## Problem requirements
Write out every line of the material as it stands, apart from the pictures.

## Data extract

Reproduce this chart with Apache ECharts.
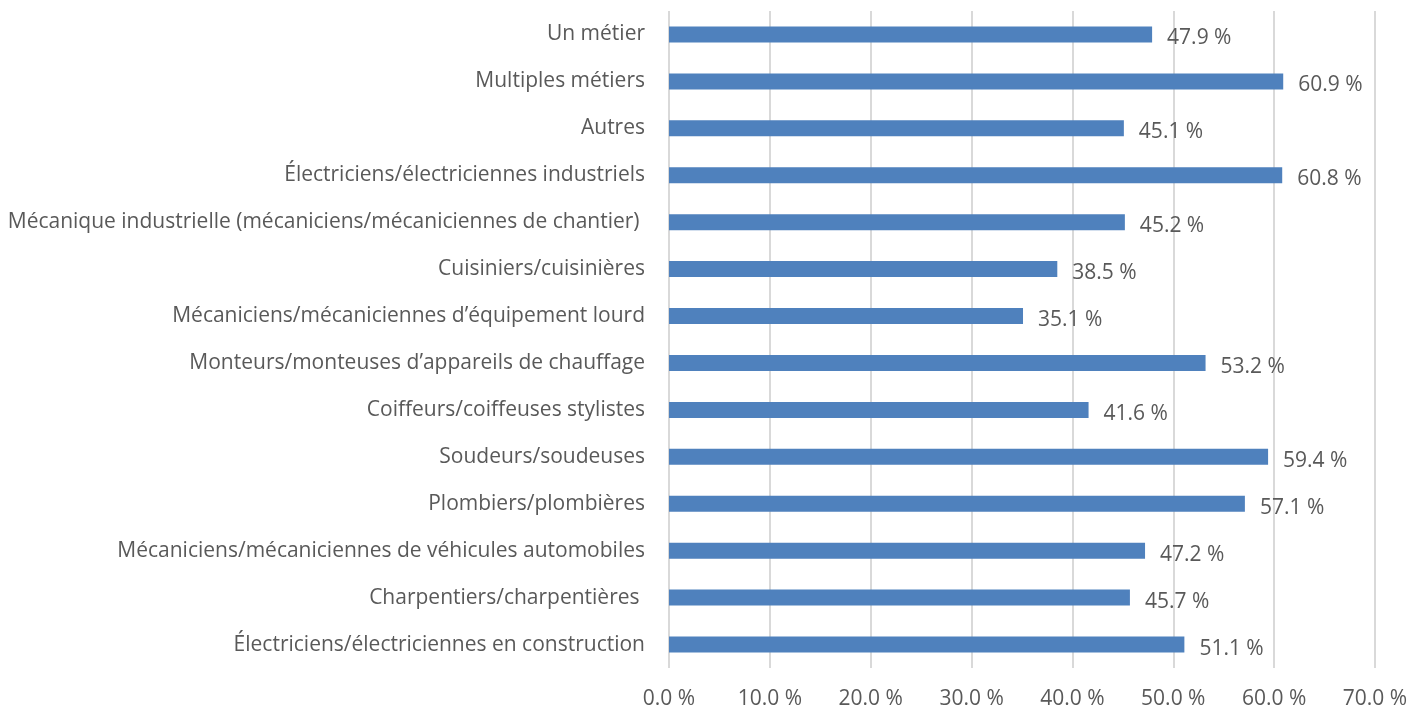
<!DOCTYPE html>
<html>
<head>
<meta charset="utf-8">
<script src="https://cdn.jsdelivr.net/npm/echarts@6/dist/echarts.min.js"></script>
<style>
  html, body { margin: 0; padding: 0; background: #fff; }
  #chart { width: 1426px; height: 710px; }
</style>
</head>
<body>
<div id="chart"></div>
<script>
// categories from bottom to top
var categories = [
    'Électriciens/électriciennes en construction',
    'Charpentiers/charpentières ',
    'Mécaniciens/mécaniciennes de véhicules automobiles',
    'Plombiers/plombières',
    'Soudeurs/soudeuses',
    'Coiffeurs/coiffeuses stylistes',
    'Monteurs/monteuses d’appareils de chauffage',
    'Mécaniciens/mécaniciennes d’équipement lourd',
    'Cuisiniers/cuisinières',
    'Mécanique industrielle (mécaniciens/mécaniciennes de chantier) ',
    'Électriciens/électriciennes industriels',
    'Autres',
    'Multiples métiers',
    'Un métier'
];
var values = [51.1, 45.7, 47.2, 57.1, 59.4, 41.6, 53.2, 35.1, 38.5, 45.2, 60.8, 45.1, 60.9, 47.9];
var xTicks = [0, 10, 20, 30, 40, 50, 60, 70];

var font = '"Open Sans", "Liberation Sans", sans-serif';
var textColor = '#595959';

var chart = echarts.init(document.getElementById('chart'));
chart.setOption({
    backgroundColor: '#ffffff',
    animation: false,
    grid: { left: 669, right: 51, top: 11, bottom: 42, containLabel: false },
    xAxis: {
        type: 'value',
        min: xTicks[0],
        max: xTicks[xTicks.length - 1],
        interval: 10,
        axisLine: { show: false },
        axisTick: { show: false },
        splitLine: { show: true, lineStyle: { color: '#d9d9d9', width: 2 } },
        axisLabel: {
            margin: 21,
            color: textColor,
            fontFamily: font,
            fontSize: 21,
            formatter: function (v) { return v.toFixed(1) + ' %'; }
        }
    },
    yAxis: {
        type: 'category',
        data: categories,
        axisLine: { show: false },
        axisTick: { show: false },
        axisLabel: {
            margin: 24,
            color: textColor,
            fontFamily: font,
            fontSize: 21,
            padding: [3, 0, 0, 0]
        }
    },
    series: [{
        type: 'bar',
        data: values,
        barWidth: 16,
        itemStyle: { color: '#4f81bd' },
        label: {
            show: true,
            position: 'right',
            distance: 15,
            offset: [0, 4],
            color: textColor,
            fontFamily: font,
            fontSize: 21,
            formatter: function (p) { return p.value.toFixed(1) + ' %'; }
        }
    }]
});
</script>
</body>
</html>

## Solved problem
Reproduce this chart with Apache ECharts.
<!DOCTYPE html>
<html>
<head>
<meta charset="utf-8">
<script src="https://cdn.jsdelivr.net/npm/echarts@6/dist/echarts.min.js"></script>
<style>
  html, body { margin: 0; padding: 0; background: #fff; }
  #chart { width: 1426px; height: 710px; }
</style>
</head>
<body>
<div id="chart"></div>
<script>
// categories from bottom to top
var categories = [
    'Électriciens/électriciennes en construction',
    'Charpentiers/charpentières ',
    'Mécaniciens/mécaniciennes de véhicules automobiles',
    'Plombiers/plombières',
    'Soudeurs/soudeuses',
    'Coiffeurs/coiffeuses stylistes',
    'Monteurs/monteuses d’appareils de chauffage',
    'Mécaniciens/mécaniciennes d’équipement lourd',
    'Cuisiniers/cuisinières',
    'Mécanique industrielle (mécaniciens/mécaniciennes de chantier) ',
    'Électriciens/électriciennes industriels',
    'Autres',
    'Multiples métiers',
    'Un métier'
];
var values = [51.1, 45.7, 47.2, 57.1, 59.4, 41.6, 53.2, 35.1, 38.5, 45.2, 60.8, 45.1, 60.9, 47.9];
var xTicks = [0, 10, 20, 30, 40, 50, 60, 70];

var font = '"Open Sans", "Liberation Sans", sans-serif';
var textColor = '#595959';

var chart = echarts.init(document.getElementById('chart'));
chart.setOption({
    backgroundColor: '#ffffff',
    animation: false,
    grid: { left: 669, right: 51, top: 11, bottom: 42, containLabel: false },
    xAxis: {
        type: 'value',
        min: xTicks[0],
        max: xTicks[xTicks.length - 1],
        interval: 10,
        axisLine: { show: false },
        axisTick: { show: false },
        splitLine: { show: true, lineStyle: { color: '#d9d9d9', width: 2 } },
        axisLabel: {
            margin: 21,
            color: textColor,
            fontFamily: font,
            fontSize: 21,
            formatter: function (v) { return v.toFixed(1) + ' %'; }
        }
    },
    yAxis: {
        type: 'category',
        data: categories,
        axisLine: { show: false },
        axisTick: { show: false },
        axisLabel: {
            margin: 24,
            color: textColor,
            fontFamily: font,
            fontSize: 21,
            padding: [3, 0, 0, 0]
        }
    },
    series: [{
        type: 'bar',
        data: values,
        barWidth: 16,
        itemStyle: { color: '#4f81bd' },
        label: {
            show: true,
            position: 'right',
            distance: 15,
            offset: [0, 4],
            color: textColor,
            fontFamily: font,
            fontSize: 21,
            formatter: function (p) { return p.value.toFixed(1) + ' %'; }
        }
    }]
});
</script>
</body>
</html>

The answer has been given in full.